Receive Per-Record Duplicate Checks During Bulk Registration
When a coordinator submits a bulk registration batch, the Duplicate Detection Service evaluates each activity record in the batch individually before the batch insert is executed. For any record that exceeds the duplicate confidence threshold, the coordinator is notified with the details of the conflicting existing record. The coordinator can then choose to exclude the flagged record from the batch, override the warning for that specific record, or cancel the entire batch.
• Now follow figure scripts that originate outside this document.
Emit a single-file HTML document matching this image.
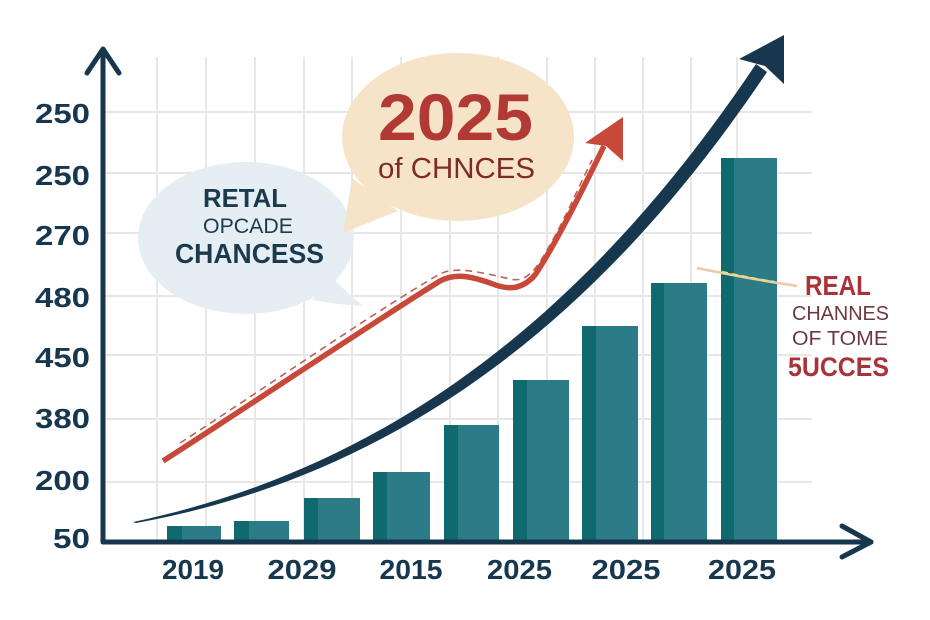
<!DOCTYPE html>
<html><head><meta charset="utf-8"><style>
html,body{margin:0;padding:0;background:#fff;}
svg{display:block;}
text{font-family:"Liberation Sans",sans-serif;}
</style></head><body>
<svg width="930" height="620" viewBox="0 0 930 620" xmlns="http://www.w3.org/2000/svg">
<rect width="930" height="620" fill="#fff"/>
<!-- grid -->
<g stroke="#e7e7e7" stroke-width="2">
<line x1="157" y1="57" x2="157" y2="542"/><line x1="206" y1="57" x2="206" y2="542"/>
<line x1="255" y1="57" x2="255" y2="542"/><line x1="304" y1="57" x2="304" y2="542"/>
<line x1="352" y1="57" x2="352" y2="542"/><line x1="401" y1="57" x2="401" y2="542"/>
<line x1="450" y1="57" x2="450" y2="542"/><line x1="498" y1="57" x2="498" y2="542"/>
<line x1="547" y1="57" x2="547" y2="542"/><line x1="595" y1="57" x2="595" y2="542"/>
<line x1="643" y1="57" x2="643" y2="542"/><line x1="691" y1="57" x2="691" y2="542"/>
<line x1="737" y1="57" x2="737" y2="542"/>
<line x1="104" y1="112" x2="812" y2="112"/><line x1="104" y1="173" x2="812" y2="173"/>
<line x1="104" y1="233" x2="812" y2="233"/><line x1="104" y1="296" x2="812" y2="296"/>
<line x1="104" y1="355" x2="812" y2="355"/><line x1="104" y1="419" x2="812" y2="419"/>
<line x1="104" y1="482" x2="812" y2="482"/>
</g>
<!-- blue bubble -->
<g fill="#e5eef3">
<ellipse cx="246" cy="238" rx="108" ry="76"/>
<path d="M335,280 Q350,296 363,306 Q340,305 312,300 Z"/>
</g>
<!-- cream bubble -->
<g fill="#f6e4c9">
<ellipse cx="458" cy="137" rx="116" ry="84"/>
<polygon points="352,178 343,233 398,211"/>
</g>
<text x="245" y="207" font-size="26" font-weight="bold" fill="#1b3a4e" text-anchor="middle" textLength="84" lengthAdjust="spacingAndGlyphs">RETAL</text>
<text x="248" y="233" font-size="21" fill="#1b3a4e" text-anchor="middle" textLength="90" lengthAdjust="spacingAndGlyphs">OPCADE</text>
<text x="249.5" y="263" font-size="28" font-weight="bold" fill="#1b3a4e" text-anchor="middle" textLength="149" lengthAdjust="spacingAndGlyphs">CHANCESS</text>
<text x="455.5" y="140" font-size="66" font-weight="bold" fill="#b23a34" text-anchor="middle" textLength="155" lengthAdjust="spacingAndGlyphs">2025</text>
<text x="456.5" y="178" font-size="29" fill="#7e2a28" text-anchor="middle" textLength="157" lengthAdjust="spacingAndGlyphs">of CHNCES</text>
<!-- red line -->
<path d="M180,443 C262,390 380,308 440,274 C455,266 480,272 510,279 C522,282 530,276 540,262 C560,230 575,195 592,160" fill="none" stroke="#c0605a" stroke-width="1.6" stroke-dasharray="7 5"/>
<path d="M163,461 C250,405 380,318 440,281 C455,273 470,276 490,283 C505,289 520,292 535,275 C555,245 580,195 604,146" fill="none" stroke="#c8483a" stroke-width="5.5"/>
<polygon points="623,117 585,143 606,146 623,161" fill="#c8483a"/>
<!-- bars -->
<g>
<rect x="167" y="526" width="54" height="16" fill="#2b7c86"/><rect x="167" y="526" width="15" height="16" fill="#0f6a70"/>
<rect x="234" y="521" width="55" height="21" fill="#2b7c86"/><rect x="234" y="521" width="15" height="21" fill="#0f6a70"/>
<rect x="304" y="498" width="56" height="44" fill="#2b7c86"/><rect x="304" y="498" width="14" height="44" fill="#0f6a70"/>
<rect x="373" y="472" width="57" height="70" fill="#2b7c86"/><rect x="373" y="472" width="14" height="70" fill="#0f6a70"/>
<rect x="444" y="425" width="55" height="117" fill="#2b7c86"/><rect x="444" y="425" width="14" height="117" fill="#0f6a70"/>
<rect x="513" y="380" width="56" height="162" fill="#2b7c86"/><rect x="513" y="380" width="14" height="162" fill="#0f6a70"/>
<rect x="582" y="326" width="56" height="216" fill="#2b7c86"/><rect x="582" y="326" width="14" height="216" fill="#0f6a70"/>
<rect x="651" y="283" width="56" height="259" fill="#2b7c86"/><rect x="651" y="283" width="13" height="259" fill="#0f6a70"/>
<rect x="721" y="158" width="56" height="384" fill="#2b7c86"/><rect x="721" y="158" width="13" height="384" fill="#0f6a70"/>
</g>
<!-- annotation line -->
<path d="M697,268 Q745,278 797,286" fill="none" stroke="#f2c9a8" stroke-width="2.5"/>
<path d="M722,272 Q748,278 774,282" fill="none" stroke="#e6df7a" stroke-width="2.5" stroke-dasharray="6 4"/>
<text x="838" y="295" font-size="28" font-weight="bold" fill="#a8343a" text-anchor="middle" textLength="66" lengthAdjust="spacingAndGlyphs">REAL</text>
<text x="840.5" y="320" font-size="20" fill="#6b3a40" text-anchor="middle" textLength="97" lengthAdjust="spacingAndGlyphs">CHANNES</text>
<text x="840" y="345" font-size="20" fill="#6b3a40" text-anchor="middle" textLength="96" lengthAdjust="spacingAndGlyphs">OF TOME</text>
<text x="838.5" y="376" font-size="27" font-weight="bold" fill="#a8343a" text-anchor="middle" textLength="101" lengthAdjust="spacingAndGlyphs">5UCCES</text>
<!-- navy curve -->
<path d="M133,522 C399,466 595,304 756,64 L767,72 C604,315 402,475 136,523 Z" fill="#16374d"/>
<polygon points="784,35 739,59 765,66 784,84" fill="#16374d"/>
<!-- axes -->
<g stroke="#16374d" stroke-width="5" fill="none" stroke-linecap="round" stroke-linejoin="round">
<line x1="103" y1="50" x2="103" y2="542"/>
<polyline points="87,73 103,49 119,73"/>
<line x1="103" y1="542" x2="871" y2="542"/>
<polyline points="842,526 871,542 842,557"/>
</g>
<!-- y labels -->
<g font-size="28" font-weight="bold" fill="#16374d" text-anchor="end">
<text x="90" y="123" textLength="55" lengthAdjust="spacingAndGlyphs">250</text>
<text x="90" y="185" textLength="55" lengthAdjust="spacingAndGlyphs">250</text>
<text x="90" y="245" textLength="55" lengthAdjust="spacingAndGlyphs">270</text>
<text x="90" y="307" textLength="55" lengthAdjust="spacingAndGlyphs">480</text>
<text x="90" y="367" textLength="55" lengthAdjust="spacingAndGlyphs">450</text>
<text x="90" y="428" textLength="55" lengthAdjust="spacingAndGlyphs">380</text>
<text x="90" y="490" textLength="55" lengthAdjust="spacingAndGlyphs">200</text>
<text x="90" y="548" textLength="37" lengthAdjust="spacingAndGlyphs">50</text>
</g>
<!-- x labels -->
<g font-size="28" font-weight="bold" fill="#16374d" text-anchor="middle">
<text x="193" y="579" textLength="62" lengthAdjust="spacingAndGlyphs">2019</text>
<text x="302" y="579" textLength="69" lengthAdjust="spacingAndGlyphs">2029</text>
<text x="411" y="579" textLength="63" lengthAdjust="spacingAndGlyphs">2015</text>
<text x="519.5" y="579" textLength="65" lengthAdjust="spacingAndGlyphs">2025</text>
<text x="626" y="579" textLength="69" lengthAdjust="spacingAndGlyphs">2025</text>
<text x="742" y="579" textLength="68" lengthAdjust="spacingAndGlyphs">2025</text>
</g>
</svg>
</body></html>
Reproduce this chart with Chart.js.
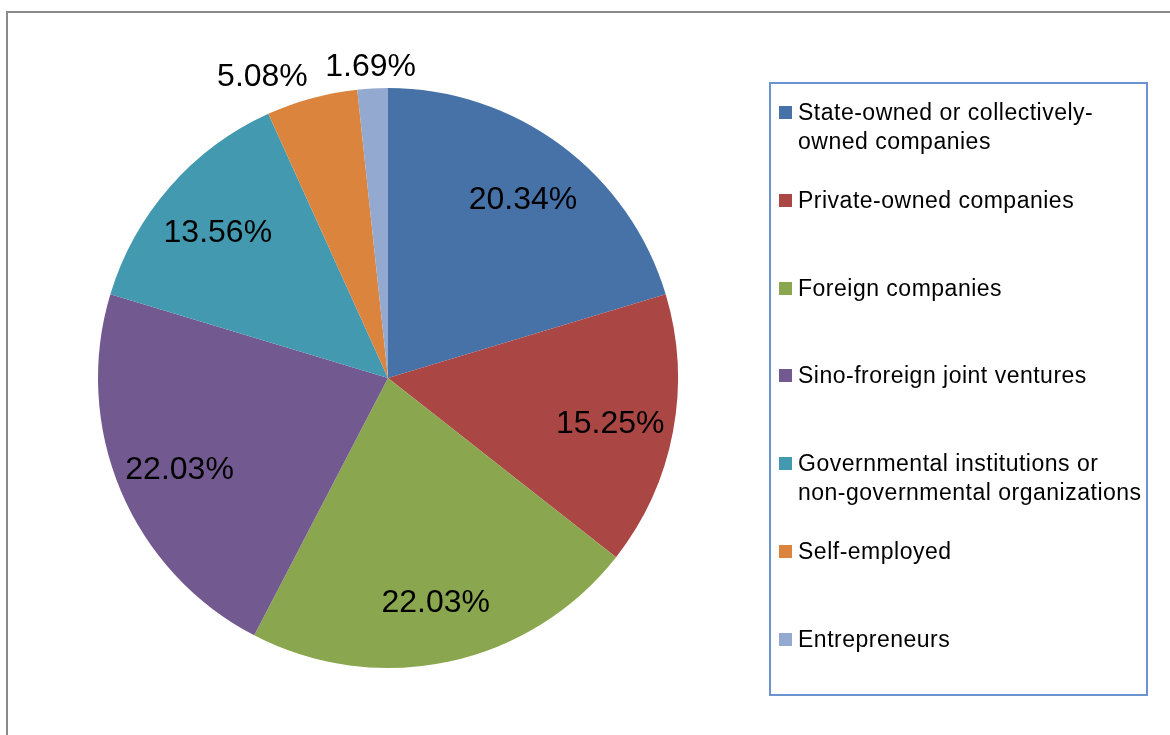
<!DOCTYPE html>
<html lang="en">
<head>
  <meta charset="UTF-8">
  <title>Employer types</title>
  <script src="https://cdn.jsdelivr.net/npm/chart.js"></script>
  <style>
    html, body { margin: 0; padding: 0; background: #fff; overflow: hidden; }
    body { width: 1170px; height: 735px; position: relative; font-family: "Liberation Sans", Arial, sans-serif; }
    #frame { position: absolute; left: 6px; top: 11px; width: 1200px; height: 800px; border: 2px solid #8a8a8a; }
    #pie { position: absolute; left: 0; top: 0; }
    #legend { position: absolute; left: 769px; top: 82px; width: 375px; height: 610px; border: 2px solid #6b93cf; }
    .item { position: absolute; left: 8px; font-size: 23px; line-height: 29px; letter-spacing: 0.5px; color: #000; }
    .item .box { position: absolute; left: 0; top: 8px; width: 13px; height: 13px; }
    .item .txt { margin-left: 19px; white-space: nowrap; }
  </style>
</head>
<body>
  <div id="frame"></div>
  <canvas id="pie" width="1170" height="735"></canvas>
  <div id="legend"></div>
  <script>
    const categories = [
      ['State-owned or collectively-', 'owned companies'],
      ['Private-owned companies'],
      ['Foreign companies'],
      ['Sino-froreign joint ventures'],
      ['Governmental institutions or', 'non-governmental organizations'],
      ['Self-employed'],
      ['Entrepreneurs']
    ];
    const shares = [20.34, 15.25, 22.03, 22.03, 13.56, 5.08, 1.69];
    const colors = ['#4672a8', '#aa4644', '#8aa64f', '#72598f', '#4399af', '#db843d', '#93a9cf'];

    // legend built by hand: each entry gets a fixed slot, extra lines spill down
    const legend = document.getElementById('legend');
    categories.forEach((lines, i) => {
      const div = document.createElement('div');
      div.className = 'item';
      div.style.top = (14 + i * 87.8) + 'px';
      const box = document.createElement('span');
      box.className = 'box';
      box.style.background = colors[i];
      div.appendChild(box);
      lines.forEach(line => {
        const t = document.createElement('div');
        t.className = 'txt';
        t.textContent = line;
        div.appendChild(t);
      });
      legend.appendChild(div);
    });

    const FONT = '32px "Liberation Sans", Arial, sans-serif';

    // percentage labels: inside big slices, above the rim for small ones
    const sliceLabels = {
      id: 'sliceLabels',
      afterDatasetsDraw(chart) {
        const ctx = chart.ctx;
        const meta = chart.getDatasetMeta(0);
        ctx.save();
        ctx.font = FONT;
        ctx.fillStyle = '#000';
        meta.data.forEach((arc, i) => {
          const p = arc.getProps(['x', 'y', 'startAngle', 'endAngle', 'outerRadius'], true);
          const mid = (p.startAngle + p.endAngle) / 2;
          const text = shares[i].toFixed(2) + '%';
          const cx = Math.cos(mid), cy = Math.sin(mid);
          ctx.textBaseline = 'middle';
          if (shares[i] >= 6) {
            const d = p.outerRadius * 0.78;
            ctx.textAlign = 'center';
            ctx.fillText(text, p.x + cx * d, p.y + cy * d + 4);
          } else {
            const ex = p.x + cx * p.outerRadius;
            const ey = p.y + cy * p.outerRadius;
            if (Math.abs(cx) < 0.15) {
              ctx.textAlign = 'center';
              ctx.fillText(text, ex - 2, ey - 21);
            } else if (cx < 0) {
              ctx.textAlign = 'right';
              ctx.fillText(text, ex - 4, ey - 21);
            } else {
              ctx.textAlign = 'left';
              ctx.fillText(text, ex + 4, ey - 21);
            }
          }
        });
        ctx.restore();
      }
    };

    new Chart(document.getElementById('pie'), {
      type: 'pie',
      data: {
        labels: categories.map(l => l.join(' ')),
        datasets: [{ data: shares, backgroundColor: colors, borderWidth: 0 }]
      },
      options: {
        responsive: false,
        animation: false,
        devicePixelRatio: 1,
        layout: { padding: { left: 98, top: 88, right: 492, bottom: 67 } },
        plugins: { legend: { display: false }, tooltip: { enabled: false } }
      },
      plugins: [sliceLabels]
    });
  </script>
</body>
</html>
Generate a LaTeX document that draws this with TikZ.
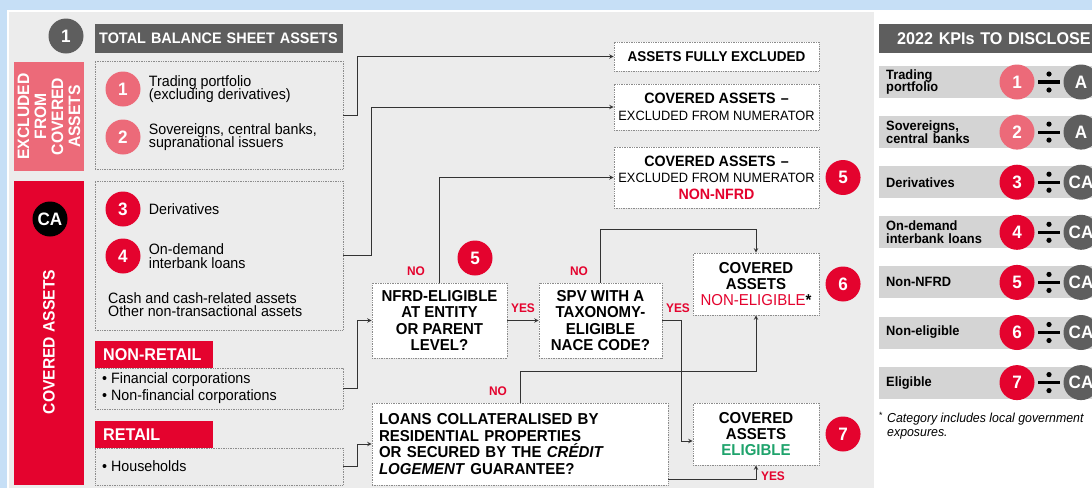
\documentclass[tikz,border=0pt]{standalone}
\usepackage{fontspec}
\setmainfont{Liberation Sans}[FakeStretch=0.95]
\usetikzlibrary{positioning}
\definecolor{bgblue}{HTML}{C6DFF6}
\definecolor{panelg}{HTML}{ECECEC}
\definecolor{darkg}{HTML}{5E5E5E}
\definecolor{redc}{HTML}{E4032E}
\definecolor{pinkc}{HTML}{EC6A79}
\definecolor{kpig}{HTML}{D4D4D4}
\definecolor{greenc}{HTML}{1FA36C}
\definecolor{linec}{HTML}{333333}
\definecolor{dotc}{HTML}{8C8C8C}
\lineskiplimit=-20pt
\begin{document}
\begin{tikzpicture}[x=1pt,y=-1pt,>=stealth,
  num/.style={circle,minimum size=35pt,inner sep=0pt,text=white,font=\bfseries\fontsize{18}{18}\selectfont},
  hdr/.style={fill=darkg,text=white,anchor=west,minimum height=29pt,inner ysep=0pt,font=\bfseries\fontsize{15.2}{16}\selectfont},
  tag/.style={fill=redc,text=white,anchor=west,minimum height=27pt,inner ysep=0pt,inner xsep=8pt,text width=102pt,font=\bfseries\fontsize{17}{17}\selectfont},
  side/.style={text=white,inner sep=0pt,rotate=90,align=center,font=\bfseries\fontsize{16.5}{17}\selectfont},
  grpbox/.style={draw=dotc,densely dotted,line width=0.7pt,minimum width=248pt,inner sep=0pt},
  flow/.style={draw=dotc,densely dotted,line width=0.7pt,fill=white,align=center,inner sep=0pt,font=\bfseries\fontsize{15.8}{16.4}\selectfont},
  txt/.style={inner sep=0pt,align=left,anchor=west,font=\fontsize{15}{13.3}\selectfont},
  yesno/.style={text=redc,inner sep=0pt,font=\bfseries\fontsize{12.5}{12.5}\selectfont},
  link/.style={->,draw=linec,line width=1pt},
  kpi/.style={fill=kpig,anchor=west,minimum height=32pt,inner ysep=0pt,inner xsep=7pt,text width=206pt,align=left,font=\bfseries\fontsize{13.5}{12.8}\selectfont}]

  \useasboundingbox (0,0) rectangle (1092,488);
  \fill[bgblue] (0,0) rectangle (1092,488);
  \fill[white] (7,10) rectangle (1092,488);
  \fill[panelg] (9,12) rectangle (874,488);

  % left column
  \node[num,fill=darkg] (top1) at (66,36) {1};
  \node[hdr,text width=240pt,inner xsep=4pt] (total) at (95,38.5) {TOTAL BALANCE SHEET ASSETS};

  \node[side,fill=pinkc,minimum width=109pt,minimum height=70pt] (exside) at (49,116.5) {EXCLUDED\\FROM\\COVERED\\ASSETS};
  \node[grpbox,minimum height=108pt] (exbox) at (219,115) {};
  \node[num,fill=pinkc] (c1) at (123,89) {1};
  \node[num,fill=pinkc] (c2) at (123,137) {2};
  \node[txt,right=8pt of c1] (t1) {Trading portfolio\\(excluding derivatives)};
  \node[txt,right=8pt of c2] (t2) {Sovereigns, central banks,\\supranational issuers};

  \node[fill=redc,minimum width=70pt,minimum height=304pt,inner sep=0pt] (caside) at (49,333) {};
  \node[side] (catext) at (49,342) {COVERED ASSETS};
  \node[num,fill=black] (ca) at (50,219) {CA};
  \node[grpbox,minimum height=149pt] (cabox) at (219,255.5) {};
  \node[num,fill=redc] (c3) at (123,209) {3};
  \node[num,fill=redc] (c4) at (123,256) {4};
  \node[txt,right=8pt of c3] (t3) {Derivatives};
  \node[txt,right=8pt of c4] (t4) {On-demand\\interbank loans};
  \node[txt] (cash) at (108,304.5) {Cash and cash-related assets\\Other non-transactional assets};

  \node[tag] (nonret) at (95,354.5) {NON-RETAIL};
  \node[grpbox,minimum height=41pt] (nrbox) at (219,388.5) {};
  \node[txt,font=\fontsize{15}{17}\selectfont] (nrtext) at (102,388.5) {• Financial corporations\\• Non-financial corporations};

  \node[tag] (ret) at (95,434.5) {RETAIL};
  \node[grpbox,minimum height=37pt] (rbox) at (219,466.5) {};
  \node[txt] (rtext) at (102,466.5) {• Households};

  % decision flow
  \node[flow,minimum width=205pt,minimum height=29pt,font=\bfseries\fontsize{14.2}{15}\selectfont] (fully) at (716.5,56.5) {ASSETS FULLY EXCLUDED};
  \node[flow,minimum width=205pt,minimum height=46pt,font=\bfseries\fontsize{15}{16.8}\selectfont] (numer) at (716.5,107)
    {COVERED ASSETS\,\,–\\{\mdseries\fontsize{13.5}{16.8}\selectfont EXCLUDED FROM NUMERATOR}};
  \node[flow,minimum width=205pt,minimum height=61pt,font=\bfseries\fontsize{15}{16.5}\selectfont] (nonnfrd) at (716.5,177.5)
    {COVERED ASSETS\,\,–\\{\mdseries\fontsize{13.5}{16.5}\selectfont EXCLUDED FROM NUMERATOR}\\\textcolor{redc}{NON-NFRD}};
  \node[num,fill=redc,right=6pt of nonnfrd] (r5) {5};

  \node[flow,minimum width=135pt,minimum height=75pt] (nfrd) at (439.5,320.5) {NFRD-ELIGIBLE\\AT ENTITY\\OR PARENT\\LEVEL?};
  \node[num,fill=redc] (n5) at (475,258) {5};
  \node[flow,minimum width=123pt,minimum height=75pt] (spv) at (600.5,320.5) {SPV WITH A\\TAXONOMY-\\ELIGIBLE\\NACE CODE?};
  \node[flow,minimum width=126pt,minimum height=62pt] (noneli) at (756,284) {COVERED\\ASSETS\\{\mdseries\color{redc}NON-ELIGIBLE}*};
  \node[num,fill=redc,right=6pt of noneli] (r6) {6};
  \node[flow,minimum width=126pt,minimum height=62pt] (eli) at (756,434) {COVERED\\ASSETS\\\textcolor{greenc}{ELIGIBLE}};
  \node[num,fill=redc,right=6pt of eli] (r7) {7};
  \node[flow,minimum width=296pt,minimum height=82pt,align=left,text width=282pt,inner xsep=7pt] (loans) at (520,444)
    {LOANS COLLATERALISED BY\\RESIDENTIAL PROPERTIES\\OR SECURED BY THE \textit{CRÉDIT}\\\textit{LOGEMENT} GUARANTEE?};

  \draw[link] (exbox.east) -- ++(14,0) |- (fully.west);
  \draw[link] (cabox.east) -- (cabox.east -| nfrd.west) |- (numer.west);
  \draw[link] (nfrd.north) |- (nonnfrd.west);
  \draw[link] (nfrd.east) -- (spv.west);
  \draw[link] (spv.north) -- ++(0,-53) -| (noneli.north);
  \draw[link] (spv.east) -- ++(19,0) |- ([yshift=-7pt]eli.west);
  \draw[link] (loans.north) -- ++(0,-31) -| (noneli.south);
  \draw[link] ([yshift=6pt]loans.south east) -| (eli.south);
  \draw[link] (nrbox.east) -- ++(14,0) |- (nfrd.west);
  \draw[link] (rbox.east) -- ++(14,0) |- (loans.west);

  \node[yesno] (no1) at (416,271) {NO};
  \node[yesno] (yes1) at (523,308) {YES};
  \node[yesno] (no2) at (579,271) {NO};
  \node[yesno] (yes2) at (678,308) {YES};
  \node[yesno] (no3) at (498,391) {NO};
  \node[yesno] (yes3) at (773,476) {YES};

  % KPI panel
  \node[hdr,text width=200pt,inner xsep=18pt,font=\bfseries\fontsize{17}{17}\selectfont] (kpihdr) at (879,38.5) {2022 KPIs TO DISCLOSE};
  \foreach \i/\lab/\col/\den in {1/{Trading\\portfolio}/pinkc/A, 2/{Sovereigns,\\central banks}/pinkc/A,
      3/Derivatives/redc/CA, 4/{On-demand\\interbank loans}/redc/CA, 5/Non-NFRD/redc/CA,
      6/Non-eligible/redc/CA, 7/Eligible/redc/CA}{
    \pgfmathsetmacro\yy{82+50.1*(\i-1)}
    \node[kpi] (kpi\i) at (879,\yy) {\lab};
    \node[num,fill=\col] (kn\i) at (1017,\yy) {\i};
    \fill (1038,\yy-1.6) rectangle (1060,\yy+1.6);
    \fill (1049,\yy-8) circle (2.6pt) (1049,\yy+8) circle (2.6pt);
    \node[num,fill=darkg] (kd\i) at (1081,\yy) {\den};
  }
  \node[anchor=north west,inner sep=0pt,align=left,font=\itshape\fontsize{13}{13.5}\selectfont] (note) at (879,412)
    {\makebox[8pt][l]{\upshape\textsuperscript{*}}Category includes local government\\\hspace*{8pt}exposures.};
\end{tikzpicture}
\end{document}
This per-record approach ensures that a single duplicate in a large batch does not silently corrupt reporting data, while also avoiding the rejection of an entire valid batch due to one problematic entry.
User Story
Acceptance Criteria
- Given a coordinator submits a bulk registration batch, when the batch is processed, then each record is individually evaluated by the Duplicate Detection Service before any record is committed
- Given a bulk batch contains one or more records with confidence scores above the duplicate threshold, when detection completes, then the coordinator is shown the flagged records with details of each conflicting existing activity
- Given flagged records are shown, when the coordinator reviews them, then the coordinator can selectively exclude specific flagged records from the batch while allowing the rest to proceed
- Given flagged records are shown, when the coordinator chooses to override for a specific record, then that record is saved with an audit marker indicating coordinator-confirmed override in a bulk context
- Given a bulk batch where no records exceed the duplicate threshold, when detection completes, then the entire batch is committed without interruption
- Given a bulk batch of N records, when duplicate checking runs, then all N records are checked before the first record is saved — partial commits do not occur before all checks complete
Business Value
Bulk and proxy registration workflows are specifically identified as high-risk for duplication because coordinators registering on behalf of peer mentors may be unaware of what the peer mentor has already submitted directly. A per-record check in bulk flows prevents silent data corruption at scale, where the impact on Bufdir statistics and grant calculations would be proportionally larger than a single individual duplicate.